According to ratings agency, credit profiles of EPC companies have shown a sharp turnaround

EPC companies are set for 15% topline growth in F18: Crisil
Construction, Road
Amritha Pillay Mumbai
Last Updated : May 30 2017 | 1:30 AM IST
The road ministry's efforts to improve the financial health of road companies in the country have paid off. According to ratings agency Crisil, credit profile of road engineering, procurement and construction (EPC) companies have shown a sharp turnaround.

The Crisil report added that these road EPC companies are set for 15% topline growth in current financial year.

"Driven by the Ministry of Road Transport and Highways (MoRTH) and the National Highways Authority of India (NHAI), over 80% of the highway projects in the past three years have been bid out under the hybrid - or engineering, procurement, construction (EPC) - model. Not surprisingly, 50 road EPC companies rated in the investment-grade by Crisil, have benefited from the trend and delivered 20% compounded annual growth in revenue in the past three years," the report said.

According to the report, better working capital management and capital structure, sharp focus on execution and judicious bidding has led to a significantly improved credit ratio, with the ratio of upgrades to downgrades in the sector improving to 2.0 in the last financial year, up from 0.11 in financial year 2015- 2016.

The trend is expected to continue for current financial year. "Crisil-rated companies are expected to maintain their revenue growth momentum this financial year, fuelled by a strong order book of Rs 85,000 crore (as of FY17 end), and expected order-book-to-revenue ratio of three times this financial year, which provides good topline visibility," said Sachin Gupta, Senior Director, Crisil Ratings.

The combined order book of these 50 companies is likely to touch Rs one lakh crore this financial year, driven largely by increased government spending in the roads sector, the report said.

However, the trend may hold true only for pure road EPC companies. " In contrast, many large diversified EPC players are yet to wade out of the credit profile morass they entered in the past because of aggressive bidding, leveraged balance sheets, policy bottlenecks and a sluggish economy," the Crisil report said.
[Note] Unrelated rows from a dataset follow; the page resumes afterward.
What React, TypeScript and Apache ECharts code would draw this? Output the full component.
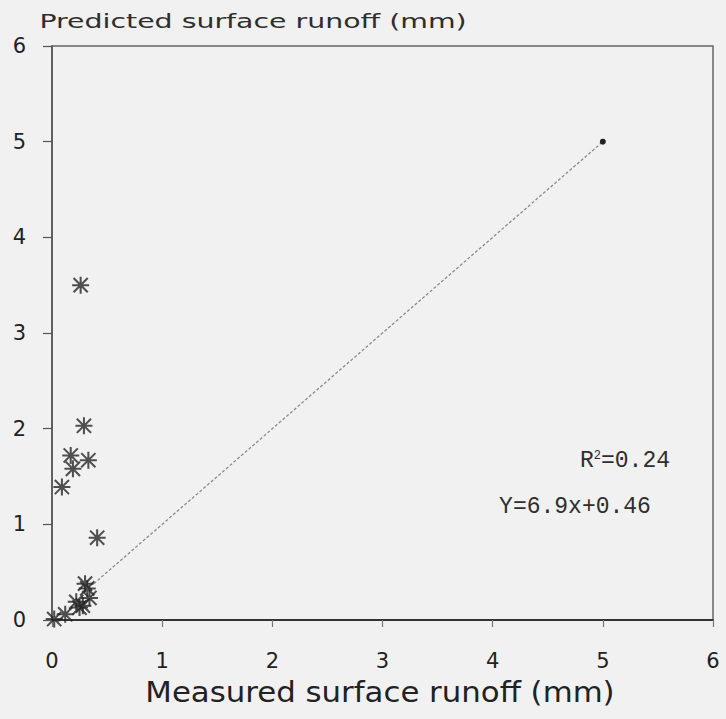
import React, { useEffect, useRef } from "react";
import * as echarts from "echarts";

// Measured vs predicted surface runoff (mm)
const measured = [0.26, 0.29, 0.17, 0.33, 0.19, 0.09, 0.41, 0.3, 0.32, 0.22, 0.28, 0.34, 0.25, 0.12, 0.02];
const predicted = [3.5, 2.03, 1.72, 1.67, 1.58, 1.39, 0.86, 0.38, 0.33, 0.19, 0.15, 0.23, 0.13, 0.06, 0.01];

// 1:1 reference segment
const refLineX = [0.38, 5];
const refLineY = [0.38, 5];

const axisTicks = [0, 1, 2, 3, 4, 5, 6];

const xTitle = "Measured surface runoff (mm)";
const yTitle = "Predicted surface runoff (mm)";
const rSquaredValue = "0.24";
const equationText = "Y=6.9x+0.46";

// asterisk built from four thin bars
const ASTERISK =
  "path://M8.8 0H11.2V20H8.8Z M0 8.8H20V11.2H0Z M2.5 0.8L19.2 17.5L17.5 19.2L0.8 2.5Z M17.5 0.8L19.2 2.5L2.5 19.2L0.8 17.5Z";

export default function App() {
  const ref = useRef<HTMLDivElement>(null);

  useEffect(() => {
    if (!ref.current) return;
    const chart = echarts.init(ref.current, undefined, { renderer: "svg" });
    const points = measured.map((x, i) => [x, predicted[i]]);
    const line = refLineX.map((x, i) => ({
      value: [x, refLineY[i]],
      symbolSize: i === refLineX.length - 1 ? 6 : 0,
    }));
    const tickFont = {
      fontFamily: "DejaVu Sans",
      fontSize: 21,
      color: "#222",
    };
    const monoFont = "Liberation Mono";
    chart.setOption({
      animation: false,
      backgroundColor: "#f1f1f1",
      grid: {
        left: 52,
        right: 13,
        top: 46,
        bottom: 99,
        show: true,
        borderColor: "#666",
        borderWidth: 1.5,
        backgroundColor: "transparent",
      },
      xAxis: {
        type: "value",
        min: axisTicks[0],
        max: axisTicks[axisTicks.length - 1],
        interval: 1,
        splitLine: { show: false },
        axisLine: { show: true, lineStyle: { color: "#333", width: 2 } },
        axisTick: { show: true, length: 7, lineStyle: { color: "#777", width: 1.2 } },
        axisLabel: { ...tickFont, margin: 30 },
      },
      yAxis: {
        type: "value",
        min: axisTicks[0],
        max: axisTicks[axisTicks.length - 1],
        interval: 1,
        splitLine: { show: false },
        axisLine: { show: true, lineStyle: { color: "#555", width: 1.5 } },
        axisTick: { show: true, length: 9, lineStyle: { color: "#555", width: 1.2 } },
        axisLabel: { ...tickFont, margin: 26 },
      },
      series: [
        {
          type: "line",
          data: line,
          symbol: "circle",
          showSymbol: true,
          itemStyle: { color: "#222" },
          lineStyle: { color: "#8a8a8a", width: 1.3, type: [3, 2] },
          z: 2,
        },
        {
          type: "scatter",
          data: points,
          symbol: ASTERISK,
          symbolSize: 17,
          itemStyle: { color: "#262626" },
          z: 3,
        },
      ],
      graphic: [
        {
          type: "text",
          x: 253,
          y: 21,
          scaleX: 1.42,
          style: {
            text: yTitle,
            fontFamily: "DejaVu Sans",
            fontSize: 20,
            fill: "#2e2e2e",
            align: "center",
            verticalAlign: "middle",
          },
        },
        {
          type: "text",
          x: 380,
          y: 692,
          scaleX: 1.1,
          style: {
            text: xTitle,
            fontFamily: "DejaVu Sans",
            fontSize: 28,
            fill: "#222",
            align: "center",
            verticalAlign: "middle",
          },
        },
        {
          type: "text",
          x: 625,
          y: 461,
          style: {
            text: "{a|R}{s|2}{a|=" + rSquaredValue + "}",
            align: "center",
            verticalAlign: "middle",
            rich: {
              a: { fontFamily: monoFont, fontSize: 23, fill: "#2e2e2e" },
              s: {
                fontFamily: monoFont,
                fontSize: 12,
                fill: "#2e2e2e",
                verticalAlign: "top",
                padding: [0, 0, 10, 0],
              },
            },
          },
        },
        {
          type: "text",
          x: 575,
          y: 507,
          style: {
            text: equationText,
            fontFamily: monoFont,
            fontSize: 23,
            fill: "#2e2e2e",
            align: "center",
            verticalAlign: "middle",
          },
        },
      ],
    });
    return () => chart.dispose();
  }, []);

  return (
    <div
      ref={ref}
      style={{ position: "fixed", left: 0, top: 0, width: 726, height: 719 }}
    />
  );
}
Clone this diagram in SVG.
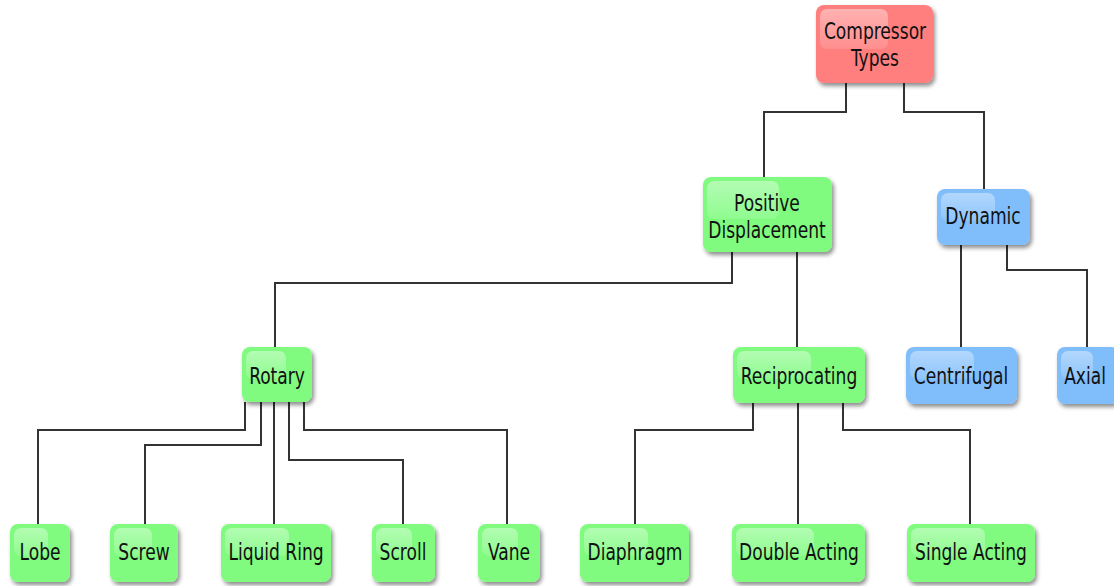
<svg xmlns="http://www.w3.org/2000/svg" width="1114" height="586" viewBox="0 0 1114 586">
<defs>
<filter id="sh" x="-20%" y="-20%" width="150%" height="150%">
<feDropShadow dx="2" dy="3" stdDeviation="2" flood-color="#000" flood-opacity="0.45"/>
</filter>
<linearGradient id="hl" x1="0" y1="0" x2="0" y2="1">
<stop offset="0" stop-color="#fff" stop-opacity="0.4"/>
<stop offset="1" stop-color="#fff" stop-opacity="0.12"/>
</linearGradient>
</defs>
<style>
.r{fill:#ff7f7f;filter:url(#sh)}
.g{fill:#80fb80;filter:url(#sh)}
.b{fill:#80bdfb;filter:url(#sh)}
.h{fill:url(#hl)}
text{font-family:"DejaVu Sans Condensed","DejaVu Sans",sans-serif;font-stretch:condensed;font-size:19px;fill:#111;text-anchor:middle}
.c{fill:none;stroke:#333;stroke-width:2}
</style>
<g id="connectors">
<polyline class="c" points="846,83 846,112 764,112 764,177"/>
<polyline class="c" points="904,83 904,112 984,112 984,189"/>
<polyline class="c" points="732,252 732,283 275,283 275,347"/>
<polyline class="c" points="797,252 797,347"/>
<polyline class="c" points="961,245 961,347"/>
<polyline class="c" points="1007,245 1007,270 1087,270 1087,347"/>
<polyline class="c" points="245,402 245,430 38,430 38,524"/>
<polyline class="c" points="261,402 261,445 145,445 145,524"/>
<polyline class="c" points="274,402 274,524"/>
<polyline class="c" points="289,402 289,460 403,460 403,524"/>
<polyline class="c" points="304,402 304,430 507,430 507,524"/>
<polyline class="c" points="753,403 753,430 635,430 635,524"/>
<polyline class="c" points="798,403 798,524"/>
<polyline class="c" points="843,403 843,430 970,430 970,524"/>
</g>
<g id="compressor-types"><rect class="r" x="816" y="5" width="117" height="78" rx="8"/><rect class="h" x="820" y="9" width="68" height="40" rx="7"/><text transform="translate(875,39) scale(1,1.2)">Compressor</text><text transform="translate(875,66) scale(1,1.2)">Types</text></g>
<g id="positive-displacement"><rect class="g" x="703" y="177" width="129" height="75" rx="8"/><rect class="h" x="707" y="181" width="72" height="38" rx="7"/><text transform="translate(767,211) scale(1,1.2)">Positive</text><text transform="translate(767,238) scale(1,1.2)">Displacement</text></g>
<g id="dynamic"><rect class="b" x="937" y="189" width="93" height="56" rx="8"/><rect class="h" x="941" y="193" width="54" height="28" rx="7"/><text transform="translate(983,224) scale(1,1.2)">Dynamic</text></g>
<g id="rotary"><rect class="g" x="242" y="347" width="70" height="55" rx="8"/><rect class="h" x="246" y="351" width="40" height="28" rx="7"/><text transform="translate(277,384) scale(1,1.2)">Rotary</text></g>
<g id="reciprocating"><rect class="g" x="733" y="347" width="132" height="56" rx="8"/><rect class="h" x="737" y="351" width="74" height="28" rx="7"/><text transform="translate(799,384) scale(1,1.2)">Reciprocating</text></g>
<g id="centrifugal"><rect class="b" x="906" y="347" width="111" height="57" rx="8"/><rect class="h" x="910" y="351" width="64" height="28" rx="7"/><text transform="translate(961,384) scale(1,1.2)">Centrifugal</text></g>
<g id="axial"><rect class="b" x="1057" y="347" width="62" height="57" rx="8"/><rect class="h" x="1061" y="351" width="32" height="28" rx="7"/><text transform="translate(1085,384) scale(1,1.2)">Axial</text></g>
<g id="lobe"><rect class="g" x="10" y="524" width="60" height="58" rx="8"/><rect class="h" x="14" y="528" width="34" height="28" rx="7"/><text transform="translate(40,560) scale(1,1.2)">Lobe</text></g>
<g id="screw"><rect class="g" x="110" y="524" width="68" height="58" rx="8"/><rect class="h" x="114" y="528" width="38" height="28" rx="7"/><text transform="translate(144,560) scale(1,1.2)">Screw</text></g>
<g id="liquid-ring"><rect class="g" x="221" y="524" width="110" height="58" rx="8"/><rect class="h" x="225" y="528" width="64" height="28" rx="7"/><text transform="translate(276,560) scale(1,1.2)">Liquid Ring</text></g>
<g id="scroll"><rect class="g" x="372" y="524" width="63" height="58" rx="8"/><rect class="h" x="376" y="528" width="36" height="28" rx="7"/><text transform="translate(403,560) scale(1,1.2)">Scroll</text></g>
<g id="vane"><rect class="g" x="478" y="524" width="62" height="58" rx="8"/><rect class="h" x="482" y="528" width="36" height="28" rx="7"/><text transform="translate(509,560) scale(1,1.2)">Vane</text></g>
<g id="diaphragm"><rect class="g" x="580" y="524" width="109" height="58" rx="8"/><rect class="h" x="584" y="528" width="64" height="28" rx="7"/><text transform="translate(635,560) scale(1,1.2)">Diaphragm</text></g>
<g id="double-acting"><rect class="g" x="732" y="524" width="133" height="58" rx="8"/><rect class="h" x="736" y="528" width="78" height="28" rx="7"/><text transform="translate(799,560) scale(1,1.2)">Double Acting</text></g>
<g id="single-acting"><rect class="g" x="907" y="524" width="128" height="58" rx="8"/><rect class="h" x="911" y="528" width="74" height="28" rx="7"/><text transform="translate(971,560) scale(1,1.2)">Single Acting</text></g>
</svg>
Crisil also expects the interest coverage ratio or (ICR) for road EPC companies to further improve. "Along with healthy revenue growth, Crisil-rated players have maintained a comfortable capital structure, with aggregate gearing of close to 0.5 times. And despite scaling up in business, what helped them control borrowings was efficient working capital management, lower capex, and policy support for build-operate-transfer projects. That has brought about a gradual improvement in key credit metrics such as interest coverage at four times in financial year-2016-2017, which is expected to rise to five times this financial year," the report said.